The South-West Africa People's Organization, which the United Nations recognizes as the "sole and authentic representative of the Namibian people," contends the internal parties are "puppets" of South Africa.
South Africa, which administers the mineral-rich former German colony even though its mandate to do so was revoked by the United Nations in 1966, has said it is just an observer at the talks and has threatened to withdraw unless the internal parties are accorded the same status as SWAPO.
Waldheim said he planned a series of meetings Thursday morning in the hope of finding an acceptable formula allowing the internal parties to identify themselves while accepting that they are part of the South African delegation.
The internal parties, chiefly represented by blacks, are avowed enemies of the guerrilla-backed SWAPO.
The seating at the opening session, an intensely touchy subject, placed SWAPO leader Sam Nujoma and 21 colleagues along one side of a square table.

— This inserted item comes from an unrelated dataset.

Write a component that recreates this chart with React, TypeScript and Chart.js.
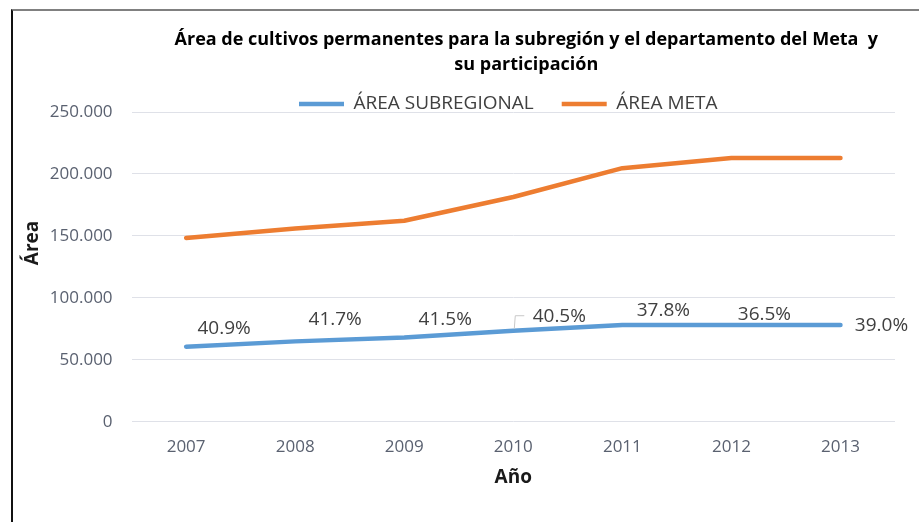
import React, { useEffect, useRef } from 'react';
import { Chart, registerables } from 'chart.js';

Chart.register(...registerables);

// ---------- data ----------
const years: string[] = ['2007', '2008', '2009', '2010', '2011', '2012', '2013'];
const areaSubregional: number[] = [60600, 64900, 68100, 73500, 78200, 78200, 78200];
const areaMeta: number[] = [148400, 156000, 162200, 181400, 204700, 212800, 212800];
const participation: string[] = ['40.9%', '41.7%', '41.5%', '40.5%', '37.8%', '36.5%', '39.0%'];
const seriesNames: string[] = ['ÁREA SUBREGIONAL', 'ÁREA META'];
const titleLines: string[] = [
  'Área de cultivos permanentes para la subregión y el departamento del Meta  y',
  'su participación',
];
const yAxisTitle = 'Área';
const xAxisTitle = 'Año';
const yMin = 0;
const yMax = 250000;
const yStep = 50000;

// ---------- style ----------
const FONT = "'Open Sans', 'DejaVu Sans', sans-serif";
const BLUE = '#5B9BD5';
const ORANGE = '#ED7D31';
const TICK_COLOR = '#5A6170';
const LABEL_COLOR = '#404040';
const AXIS_TITLE_COLOR = '#1a1a1a';
const LEGEND_FONT_SIZE = 19;
const LEGEND_PADDING = 28;
// label offsets (px) from each point of the first series
const labelOffsets: [number, number][] = [
  [38, -18], [40, -22], [41, -18], [46, -14], [41, -14], [33, -10], [41, 1],
];
const leaderIndex = 3;
const TITLE_SHIFT_X = 13;
const LEGEND_SHIFT_X = -5;
const LEGEND_TEXT_Y = 104;
const Y_TITLE_POS = { x: 33, y: 243 };

const fmt = (v: number) => String(Math.round(v)).replace(/\B(?=(\d{3})+(?!\d))/g, '.');

const nudgePlugin = {
  id: 'nudge',
  afterLayout(chart: any) {
    const t = chart.titleBlock;
    if (t) {
      t.left += TITLE_SHIFT_X;
      t.right += TITLE_SHIFT_X;
    }
    const l = chart.legend;
    if (l) {
      const top = LEGEND_TEXT_Y - LEGEND_PADDING - LEGEND_FONT_SIZE / 2;
      l.top = top;
      l.bottom = top + LEGEND_PADDING + LEGEND_FONT_SIZE + 12;
      l.height = l.bottom - l.top;
      l.left += LEGEND_SHIFT_X;
      l.right += LEGEND_SHIFT_X;
    }
  },
};

const yTitlePlugin = {
  id: 'yTitle',
  afterDraw(chart: any) {
    const ctx = chart.ctx;
    ctx.save();
    ctx.translate(Y_TITLE_POS.x, Y_TITLE_POS.y);
    ctx.rotate(-Math.PI / 2);
    ctx.font = `bold 19px ${FONT}`;
    ctx.fillStyle = AXIS_TITLE_COLOR;
    ctx.textAlign = 'center';
    ctx.textBaseline = 'middle';
    ctx.fillText(yAxisTitle, 0, 0);
    ctx.restore();
  },
};

const dataLabelPlugin = {
  id: 'dataLabels',
  afterDatasetsDraw(chart: any) {
    const meta = chart.getDatasetMeta(0);
    const ctx = chart.ctx;
    ctx.save();
    ctx.font = `19px ${FONT}`;
    ctx.fillStyle = LABEL_COLOR;
    ctx.textAlign = 'center';
    ctx.textBaseline = 'middle';
    meta.data.forEach((pt: any, i: number) => {
      const [dx, dy] = labelOffsets[i];
      ctx.fillText(participation[i], pt.x + dx, pt.y + dy);
      if (i === leaderIndex) {
        ctx.strokeStyle = '#C8C8C8';
        ctx.lineWidth = 1;
        ctx.beginPath();
        ctx.moveTo(pt.x + 1, pt.y - 2);
        ctx.lineTo(pt.x + 2, pt.y - 15);
        ctx.lineTo(pt.x + 11, pt.y - 15);
        ctx.stroke();
      }
    });
    ctx.restore();
  },
};

export default function App() {
  const ref = useRef<HTMLCanvasElement | null>(null);

  useEffect(() => {
    if (!ref.current) return;
    const chart = new Chart(ref.current, {
      type: 'line',
      data: {
        labels: years,
        datasets: [
          {
            label: seriesNames[0],
            data: areaSubregional,
            borderColor: BLUE,
            backgroundColor: BLUE,
            borderWidth: 4.5,
            borderCapStyle: 'round',
            borderJoinStyle: 'round',
            pointRadius: 0,
            pointStyle: 'line',
            tension: 0,
          },
          {
            label: seriesNames[1],
            data: areaMeta,
            borderColor: ORANGE,
            backgroundColor: ORANGE,
            borderWidth: 4.5,
            borderCapStyle: 'round',
            borderJoinStyle: 'round',
            pointRadius: 0,
            pointStyle: 'line',
            tension: 0,
          },
        ],
      },
      options: {
        responsive: false,
        animation: false,
        devicePixelRatio: 1,
        layout: { padding: { top: 10, left: 30.8, right: 24, bottom: 32.6 } },
        plugins: {
          title: {
            display: true,
            fullSize: false,
            text: titleLines,
            color: '#000',
            font: { family: FONT, size: 18, weight: 'bold', lineHeight: 1.35 },
            padding: { top: 18, bottom: 6 },
          },
          legend: {
            display: true,
            fullSize: false,
            maxHeight: 29.4,
            labels: {
              usePointStyle: true,
              pointStyle: 'line',
              pointStyleWidth: 45,
              boxWidth: 45,
              boxHeight: 5,
              padding: LEGEND_PADDING,
              color: LABEL_COLOR,
              font: { family: FONT, size: LEGEND_FONT_SIZE },
            },
          },
          tooltip: { enabled: false },
        },
        scales: {
          x: {
            type: 'category',
            offset: true,
            grid: { display: false, drawTicks: false },
            border: { display: false },
            ticks: { color: TICK_COLOR, font: { family: FONT, size: 17 }, padding: 15, maxRotation: 0 },
            title: {
              display: true,
              text: xAxisTitle,
              color: AXIS_TITLE_COLOR,
              font: { family: FONT, size: 19, weight: 'bold' },
              padding: { top: -5.6, bottom: 0 },
            },
          },
          y: {
            min: yMin,
            max: yMax,
            grid: { color: '#DFE1E8', lineWidth: 1, drawTicks: false },
            border: { display: false },
            ticks: {
              stepSize: yStep,
              color: TICK_COLOR,
              font: { family: FONT, size: 17 },
              padding: 19,
              callback: (v: any) => fmt(Number(v)),
            },
            title: { display: false, text: yAxisTitle },
          },
        },
      },
      plugins: [nudgePlugin, dataLabelPlugin, yTitlePlugin],
    } as any);
    return () => chart.destroy();
  }, []);

  return (
    <div style={{ position: 'absolute', left: 0, top: 0, width: 919, height: 522, background: '#fff', overflow: 'hidden' }}>
      <canvas ref={ref} width={919} height={522} style={{ display: 'block', width: 919, height: 522 }} />
      <div
        style={{
          position: 'absolute',
          left: 11,
          top: 9,
          right: 0,
          bottom: 0,
          borderTop: '2px solid #808080',
          borderLeft: '2px solid #111',
          pointerEvents: 'none',
        }}
      />
    </div>
  );
}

Across from them sat the Namibia delegation headed by the South African administrator general, Danie Hough. He and other delegates from the territory, including Dirk Mudge, white chairman of the Namibia's ministerial council and leader of the governing multiracial Democratic Turnhalle Alliance, occupied the front row facing the SWAPO team. The South Africans sat behind the Namibian delegation.
On the third side sat observers from the front-line states -- Angola, Mozambigue, Zambia, Tanzania, Zimbabwe and Botswana -- from the five Western powers who drew up the U.N.-backed settlement plan -- the United States, Canada, Britain, France and West Germany -- and from Nigeria and the Organization of African Unity.
Waldheim and his aides occupied the fourth side. Waldheim said he planned to extend his stay in Geneva by several days so he could remain "actively involved behind the scenes."
In South Africa yesterday, Foreign Minister R. F. (Pik) Botha said in a radio interview that South Africa would rather face economic sanctions than permit a "terrorist group" to govern Namibia.
Absence of significant progress in Geneva would likely lead to increased calls in the United Nations for sanctions against South Africa.